The United States Attorney’s Office of the Southern District of Alabama reported that, as of September 16th, the medical device company Exactech has agreed to pay an $8 million settlement. Whistleblowers in Alabama and Maryland alleged that the company knowingly violated the False Claims Act (FCA) by selling defective products for use in knee-replacement surgeries. In response, Exactech unsuccessfully argued that the qui tam provision of the FCA was unconstitutional.
The whistleblowers alleged that Exactech was aware of deficiencies in two products, the finned tibial tray and the polyethene component of their Logic and Truth knee replacement system. The parts failed prematurely at a rate higher than is considered acceptable for beneficiaries of Medicare, Medicaid, and the U.S. Department of Veterans Affairs insurance. Exactech may have been aware of some of these deficiencies as early as January 2008.
The two settled cases were brought forth by whistleblowers, also known as relators, under the qui tam provision of the FCA, which allows private individuals to file lawsuits on behalf of the government. Qui tam whistleblowers can receive between 15% and 30% of the money recovered.
The whistleblowers from Alabama will receive $1,329,360, and the one from Maryland will be allotted $565,360.
Kelly Hayes, U.S. Attorney for the District of Maryland, said, “Patients who need a medical device to enjoy their lives rely on device manufacturers to put patient safety first. When a manufacturer learns that its device is defective, it must promptly and transparently address the problem.”
Although the case has been resolved by settlement, the constitutional arguments presented by the defendant, Exactech, represent a concerning installment in a recent pattern of challenges to the qui tam provision of the False Claims Act. In United States ex rel. Wallace v. Exactech, Inc., Exactech moved to dismiss the case under the Appointments and Take Care Clauses of Article II of the Constitution. These clauses require an officer to be appointed by the President, and that the President “take care that the laws be faithfully executed.”
Judge L. Scott Coogler denied the motion and found that the “Defendant’s constitutional arguments lack merit.” Whistleblowers are not considered officers and thus the Appointments Clause does not apply. He also found that the Executive Branch maintained sufficient control over relators, writing, “Although they bring actions under the U.S. Government’s name, they wield only the limited powers of a civil litigant.” It is evident that whistleblowers do not prevent the President from acting; thus, the Take Care Clause argument has no basis.
In late 2024, Judge Kimberly Mizelle of the Middle District of Florida found the FCA unconstitutional in U.S. ex rel. Zafirov v. Florida Medical Assocs., LLC. Fortunately, Judge Coogler upheld the FCA’s constitutionality, as has every court since Zafirov. There is no precedent, nor are there any just reasons for nullifying the FCA.
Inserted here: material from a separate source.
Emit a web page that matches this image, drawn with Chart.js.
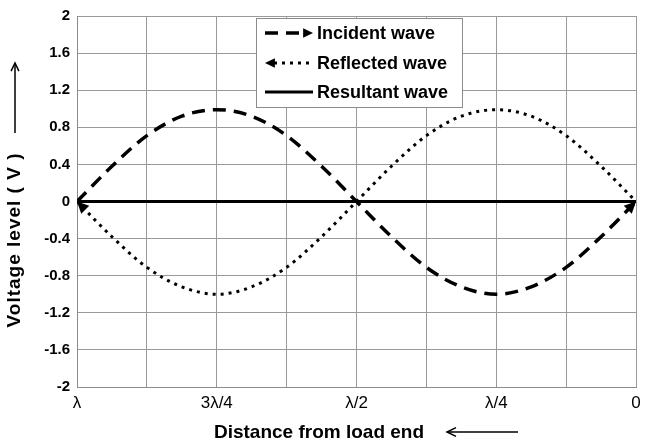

The FCA is one of the most powerful anti-corruption laws in the US, and the qui tam provision is a crucial mechanism of it. Without information and cooperation with private individuals, the vast majority of fraud against the government would not be detected.
Protecting vulnerable patients from corrupt companies is one of many crucial functions of anti-corruption legislation. The government must remain committed to upholding the FCA for the sake of the health and safety of its citizens.
The claims resolved by the settlement are allegations only. There has been no determination of liability.